Source code of charts
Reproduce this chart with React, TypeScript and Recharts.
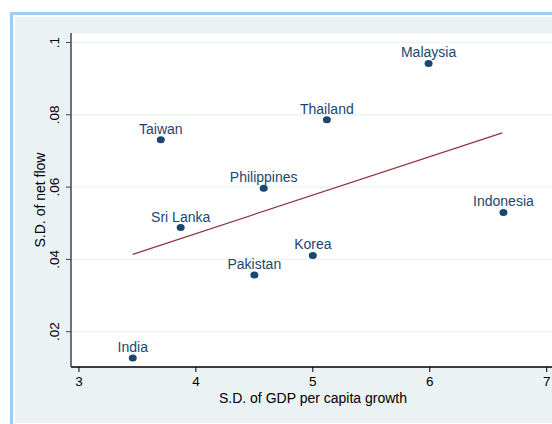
import { ScatterChart, Scatter, XAxis, YAxis, CartesianGrid, Label } from "recharts";

// country data: S.D. of GDP per capita growth vs S.D. of net flow
const countries = ["Malaysia", "Thailand", "Taiwan", "Philippines", "Indonesia", "Sri Lanka", "Korea", "Pakistan", "India"];
const gdpGrowthSD = [5.99, 5.12, 3.7, 4.58, 6.63, 3.87, 5.0, 4.5, 3.46];
const netFlowSD = [0.0942, 0.0786, 0.0731, 0.0597, 0.053, 0.0488, 0.0411, 0.0357, 0.0127];

// fitted line endpoints
const fitX = [3.46, 6.62];
const fitY = [0.0414, 0.075];

const xTicks = [3, 4, 5, 6, 7];
const yTicks = [0.02, 0.04, 0.06, 0.08, 0.1];

const points = countries.map((name, i) => ({ name, x: gdpGrowthSD[i], y: netFlowSD[i] }));
const fit = fitX.map((x, i) => ({ x, y: fitY[i] }));

const NAVY = "#1a476f";
const FONT = "'Liberation Sans', Arial, sans-serif";

const fmtY = (v: number) => String(Number(v.toFixed(2))).replace(/^0/, "");

function PointWithLabel(props: any) {
  const { cx, cy, payload } = props;
  if (cx == null || cy == null) return null;
  return (
    <g>
      <ellipse cx={cx} cy={cy} rx={4} ry={3.5} fill={NAVY} />
      <text x={cx} y={cy - 6} textAnchor="middle" fontSize={14} fill={NAVY} fontFamily={FONT}>
        {payload.name}
      </text>
    </g>
  );
}

function YTick(props: any) {
  const { x, y, payload } = props;
  return (
    <text
      transform={`translate(${x},${y}) rotate(-90)`}
      textAnchor="middle"
      fontSize={13.5}
      fill="#000"
      fontFamily={FONT}
    >
      {fmtY(payload.value)}
    </text>
  );
}

export default function App() {
  return (
    <div style={{ position: "fixed", left: 0, top: 0, width: 552, height: 424, overflow: "hidden", background: "#fff" }}>
      <div
        style={{
          position: "absolute",
          left: 10,
          top: 12,
          width: 620,
          height: 420,
          borderLeft: "3px solid #a3cbf0",
          borderTop: "3px solid #a3cbf0",
          boxSizing: "border-box",
        }}
      />
      <div style={{ position: "absolute", left: 15, top: 17, width: 620, height: 406, background: "#eaf2f3" }} />
      <div style={{ position: "absolute", left: 0, top: 0 }}>
        <ScatterChart width={600} height={424} margin={{ top: 33, right: 45, left: 11, bottom: 17 }}>
          <CartesianGrid vertical={false} stroke="#eaf2f3" fill="#ffffff" strokeWidth={1.2} />
          <XAxis
            type="number"
            dataKey="x"
            domain={[2.932, 7.071]}
            ticks={xTicks}
            allowDataOverflow
            height={40}
            tickSize={5}
            tickMargin={4}
            stroke="#000"
            axisLine={{ stroke: "#000", strokeWidth: 1.5 }}
            tickLine={{ stroke: "#000" }}
            tick={{ fontSize: 13.5, fill: "#000", fontFamily: FONT }}
          >
            <Label
              content={({ viewBox }: any) => (
                <text
                  x={viewBox.x + viewBox.width / 2}
                  y={viewBox.y + 36}
                  textAnchor="middle"
                  fontSize={14}
                  fill="#000"
                  fontFamily={FONT}
                >
                  S.D. of GDP per capita growth
                </text>
              )}
            />
          </XAxis>
          <YAxis
            type="number"
            dataKey="y"
            domain={[0.01023, 0.10263]}
            ticks={yTicks}
            allowDataOverflow
            width={60}
            tickSize={5}
            tickMargin={7}
            axisLine={{ stroke: "#444", strokeWidth: 1.5 }}
            tickLine={{ stroke: "#444" }}
            tick={<YTick />}
          >
            <Label
              content={({ viewBox }: any) => (
                <text
                  transform={`translate(45,${viewBox.y + viewBox.height / 2}) rotate(-90)`}
                  textAnchor="middle"
                  fontSize={14}
                  fill="#000"
                  fontFamily={FONT}
                >
                  S.D. of net flow
                </text>
              )}
            />
          </YAxis>
          <Scatter
            data={fit}
            line={{ stroke: "#90353b", strokeWidth: 1.2 }}
            shape={() => null}
            isAnimationActive={false}
          />
          <Scatter data={points} shape={<PointWithLabel />} isAnimationActive={false} />
        </ScatterChart>
      </div>
    </div>
  );
}
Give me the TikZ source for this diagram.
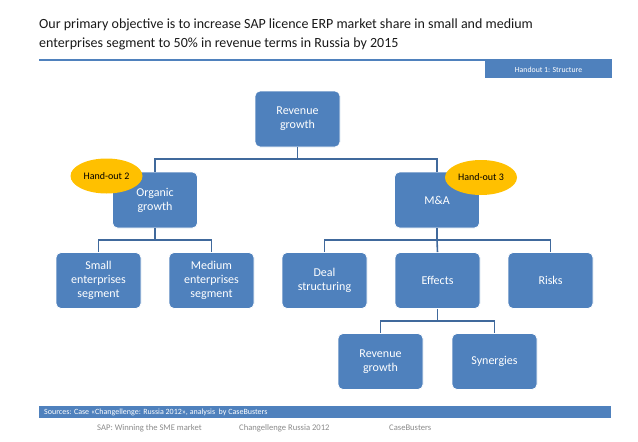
\documentclass[tikz,border=0pt]{standalone}
\usepackage{fontspec}
\setmainfont{Carlito}
\usetikzlibrary{shapes.geometric}
\definecolor{boxblue}{HTML}{4F81BD}
\definecolor{linkblue}{HTML}{40699C}
\definecolor{gold}{HTML}{FFC000}
\definecolor{foot}{HTML}{8A8A8A}
\tikzset{
  box/.style={rectangle, rounded corners=5, fill=boxblue, draw=white, line width=0.8,
    text=white, minimum width=85, minimum height=56, align=center,
    font=\fontsize{12}{14}\selectfont, inner sep=1},
  conn/.style={draw=linkblue, line width=1.6},
  badge/.style={ellipse, fill=gold, minimum width=72, minimum height=35, inner sep=0,
    font=\fontsize{10}{12}\selectfont, text=black},
  bar/.style={rectangle, fill=boxblue, inner sep=0, text=white},
  foottext/.style={anchor=west, inner sep=0, text=foot, font=\fontsize{8.6}{10}\selectfont}
}
\begin{document}
\begin{tikzpicture}[x=1pt,y=-1pt]
\useasboundingbox (0,0) rectangle (638,442);
% title
\node[anchor=north west, align=left, inner sep=0, font=\fontsize{14}{18.5}\selectfont, text=black!90] (title) at (39,19)
 {Our primary objective is to increase SAP licence ERP market share in small and medium\\enterprises segment to 50\% in revenue terms in Russia by 2015};
\draw[boxblue, line width=2] (39,60) -- (612,60);
\node[bar, minimum width=127, minimum height=17, font=\fontsize{7.8}{9}\selectfont] (hand1) at (548.5,69.5) {Handout 1: Structure};
% boxes
\node[box] (rev) at (297.5,119) {Revenue\\growth};
\node[box] (org) at (155,200) {Organic\\growth};
\node[box] (ma) at (437,200) {M\&A};
\node[box] (small) at (98.5,280.5) {Small\\enterprises\\segment};
\node[box] (med) at (211.5,280.5) {Medium\\enterprises\\segment};
\node[box] (deal) at (324.5,280.5) {Deal\\structuring};
\node[box] (eff) at (437.5,280.5) {Effects};
\node[box] (risk) at (550.5,280.5) {Risks};
\node[box] (rev2) at (380.5,361.5) {Revenue\\growth};
\node[box] (syn) at (494.5,361.5) {Synergies};
% connectors
\coordinate (b1) at (297.5,159);
\coordinate (b2) at (155,240);
\coordinate (b3) at (437,240);
\coordinate (b4) at (437.5,321);
\draw[conn] (rev.south) -- (b1) -| (org.north);
\draw[conn] (b1) -| (ma.north);
\draw[conn] (org.south) -- (b2) -| (small.north);
\draw[conn] (b2) -| (med.north);
\draw[conn] (ma.south) -- (b3) -| (deal.north);
\draw[conn] (b3) -| (risk.north);
\draw[conn] (b3) -- (eff.north);
\draw[conn] (eff.south) -- (b4) -| (rev2.north);
\draw[conn] (b4) -| (syn.north);
% badges
\node[badge] (h2) at (106.5,176) {Hand-out 2};
\node[badge] (h3) at (481,177.5) {Hand-out 3};
% sources
\node[bar, minimum width=572, minimum height=12, anchor=west] (src) at (39,412) {};
\node[anchor=west, inner sep=0, text=white, font=\fontsize{8}{9}\selectfont] (srct) at (44,412)
 {Sources: Case «Changellenge: Russia 2012», analysis\ \ by CaseBusters};
% footer
\node[foottext] (f1) at (97,428) {SAP: Winning the SME market};
\node[foottext] (f2) at (239,428) {Changellenge Russia 2012};
\node[foottext] (f3) at (389,428) {CaseBusters};
\end{tikzpicture}
\end{document}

■ EXERCISE REQUIREMENTS ■
With the pictures omitted, reproduce the records in full and exactly.

■ EXERCISE OUTPUT ■
Reproduce this chart with React, TypeScript and Recharts.
import { ScatterChart, Scatter, XAxis, YAxis, CartesianGrid, Label } from "recharts";

// country data: S.D. of GDP per capita growth vs S.D. of net flow
const countries = ["Malaysia", "Thailand", "Taiwan", "Philippines", "Indonesia", "Sri Lanka", "Korea", "Pakistan", "India"];
const gdpGrowthSD = [5.99, 5.12, 3.7, 4.58, 6.63, 3.87, 5.0, 4.5, 3.46];
const netFlowSD = [0.0942, 0.0786, 0.0731, 0.0597, 0.053, 0.0488, 0.0411, 0.0357, 0.0127];

// fitted line endpoints
const fitX = [3.46, 6.62];
const fitY = [0.0414, 0.075];

const xTicks = [3, 4, 5, 6, 7];
const yTicks = [0.02, 0.04, 0.06, 0.08, 0.1];

const points = countries.map((name, i) => ({ name, x: gdpGrowthSD[i], y: netFlowSD[i] }));
const fit = fitX.map((x, i) => ({ x, y: fitY[i] }));

const NAVY = "#1a476f";
const FONT = "'Liberation Sans', Arial, sans-serif";

const fmtY = (v: number) => String(Number(v.toFixed(2))).replace(/^0/, "");

function PointWithLabel(props: any) {
  const { cx, cy, payload } = props;
  if (cx == null || cy == null) return null;
  return (
    <g>
      <ellipse cx={cx} cy={cy} rx={4} ry={3.5} fill={NAVY} />
      <text x={cx} y={cy - 6} textAnchor="middle" fontSize={14} fill={NAVY} fontFamily={FONT}>
        {payload.name}
      </text>
    </g>
  );
}

function YTick(props: any) {
  const { x, y, payload } = props;
  return (
    <text
      transform={`translate(${x},${y}) rotate(-90)`}
      textAnchor="middle"
      fontSize={13.5}
      fill="#000"
      fontFamily={FONT}
    >
      {fmtY(payload.value)}
    </text>
  );
}

export default function App() {
  return (
    <div style={{ position: "fixed", left: 0, top: 0, width: 552, height: 424, overflow: "hidden", background: "#fff" }}>
      <div
        style={{
          position: "absolute",
          left: 10,
          top: 12,
          width: 620,
          height: 420,
          borderLeft: "3px solid #a3cbf0",
          borderTop: "3px solid #a3cbf0",
          boxSizing: "border-box",
        }}
      />
      <div style={{ position: "absolute", left: 15, top: 17, width: 620, height: 406, background: "#eaf2f3" }} />
      <div style={{ position: "absolute", left: 0, top: 0 }}>
        <ScatterChart width={600} height={424} margin={{ top: 33, right: 45, left: 11, bottom: 17 }}>
          <CartesianGrid vertical={false} stroke="#eaf2f3" fill="#ffffff" strokeWidth={1.2} />
          <XAxis
            type="number"
            dataKey="x"
            domain={[2.932, 7.071]}
            ticks={xTicks}
            allowDataOverflow
            height={40}
            tickSize={5}
            tickMargin={4}
            stroke="#000"
            axisLine={{ stroke: "#000", strokeWidth: 1.5 }}
            tickLine={{ stroke: "#000" }}
            tick={{ fontSize: 13.5, fill: "#000", fontFamily: FONT }}
          >
            <Label
              content={({ viewBox }: any) => (
                <text
                  x={viewBox.x + viewBox.width / 2}
                  y={viewBox.y + 36}
                  textAnchor="middle"
                  fontSize={14}
                  fill="#000"
                  fontFamily={FONT}
                >
                  S.D. of GDP per capita growth
                </text>
              )}
            />
          </XAxis>
          <YAxis
            type="number"
            dataKey="y"
            domain={[0.01023, 0.10263]}
            ticks={yTicks}
            allowDataOverflow
            width={60}
            tickSize={5}
            tickMargin={7}
            axisLine={{ stroke: "#444", strokeWidth: 1.5 }}
            tickLine={{ stroke: "#444" }}
            tick={<YTick />}
          >
            <Label
              content={({ viewBox }: any) => (
                <text
                  transform={`translate(45,${viewBox.y + viewBox.height / 2}) rotate(-90)`}
                  textAnchor="middle"
                  fontSize={14}
                  fill="#000"
                  fontFamily={FONT}
                >
                  S.D. of net flow
                </text>
              )}
            />
          </YAxis>
          <Scatter
            data={fit}
            line={{ stroke: "#90353b", strokeWidth: 1.2 }}
            shape={() => null}
            isAnimationActive={false}
          />
          <Scatter data={points} shape={<PointWithLabel />} isAnimationActive={false} />
        </ScatterChart>
      </div>
    </div>
  );
}
Give me the TikZ source for this diagram.
\documentclass[tikz,border=0pt]{standalone}
\usepackage{fontspec}
\setmainfont{Carlito}
\usetikzlibrary{shapes.geometric}
\definecolor{boxblue}{HTML}{4F81BD}
\definecolor{linkblue}{HTML}{40699C}
\definecolor{gold}{HTML}{FFC000}
\definecolor{foot}{HTML}{8A8A8A}
\tikzset{
  box/.style={rectangle, rounded corners=5, fill=boxblue, draw=white, line width=0.8,
    text=white, minimum width=85, minimum height=56, align=center,
    font=\fontsize{12}{14}\selectfont, inner sep=1},
  conn/.style={draw=linkblue, line width=1.6},
  badge/.style={ellipse, fill=gold, minimum width=72, minimum height=35, inner sep=0,
    font=\fontsize{10}{12}\selectfont, text=black},
  bar/.style={rectangle, fill=boxblue, inner sep=0, text=white},
  foottext/.style={anchor=west, inner sep=0, text=foot, font=\fontsize{8.6}{10}\selectfont}
}
\begin{document}
\begin{tikzpicture}[x=1pt,y=-1pt]
\useasboundingbox (0,0) rectangle (638,442);
% title
\node[anchor=north west, align=left, inner sep=0, font=\fontsize{14}{18.5}\selectfont, text=black!90] (title) at (39,19)
 {Our primary objective is to increase SAP licence ERP market share in small and medium\\enterprises segment to 50\% in revenue terms in Russia by 2015};
\draw[boxblue, line width=2] (39,60) -- (612,60);
\node[bar, minimum width=127, minimum height=17, font=\fontsize{7.8}{9}\selectfont] (hand1) at (548.5,69.5) {Handout 1: Structure};
% boxes
\node[box] (rev) at (297.5,119) {Revenue\\growth};
\node[box] (org) at (155,200) {Organic\\growth};
\node[box] (ma) at (437,200) {M\&A};
\node[box] (small) at (98.5,280.5) {Small\\enterprises\\segment};
\node[box] (med) at (211.5,280.5) {Medium\\enterprises\\segment};
\node[box] (deal) at (324.5,280.5) {Deal\\structuring};
\node[box] (eff) at (437.5,280.5) {Effects};
\node[box] (risk) at (550.5,280.5) {Risks};
\node[box] (rev2) at (380.5,361.5) {Revenue\\growth};
\node[box] (syn) at (494.5,361.5) {Synergies};
% connectors
\coordinate (b1) at (297.5,159);
\coordinate (b2) at (155,240);
\coordinate (b3) at (437,240);
\coordinate (b4) at (437.5,321);
\draw[conn] (rev.south) -- (b1) -| (org.north);
\draw[conn] (b1) -| (ma.north);
\draw[conn] (org.south) -- (b2) -| (small.north);
\draw[conn] (b2) -| (med.north);
\draw[conn] (ma.south) -- (b3) -| (deal.north);
\draw[conn] (b3) -| (risk.north);
\draw[conn] (b3) -- (eff.north);
\draw[conn] (eff.south) -- (b4) -| (rev2.north);
\draw[conn] (b4) -| (syn.north);
% badges
\node[badge] (h2) at (106.5,176) {Hand-out 2};
\node[badge] (h3) at (481,177.5) {Hand-out 3};
% sources
\node[bar, minimum width=572, minimum height=12, anchor=west] (src) at (39,412) {};
\node[anchor=west, inner sep=0, text=white, font=\fontsize{8}{9}\selectfont] (srct) at (44,412)
 {Sources: Case «Changellenge: Russia 2012», analysis\ \ by CaseBusters};
% footer
\node[foottext] (f1) at (97,428) {SAP: Winning the SME market};
\node[foottext] (f2) at (239,428) {Changellenge Russia 2012};
\node[foottext] (f3) at (389,428) {CaseBusters};
\end{tikzpicture}
\end{document}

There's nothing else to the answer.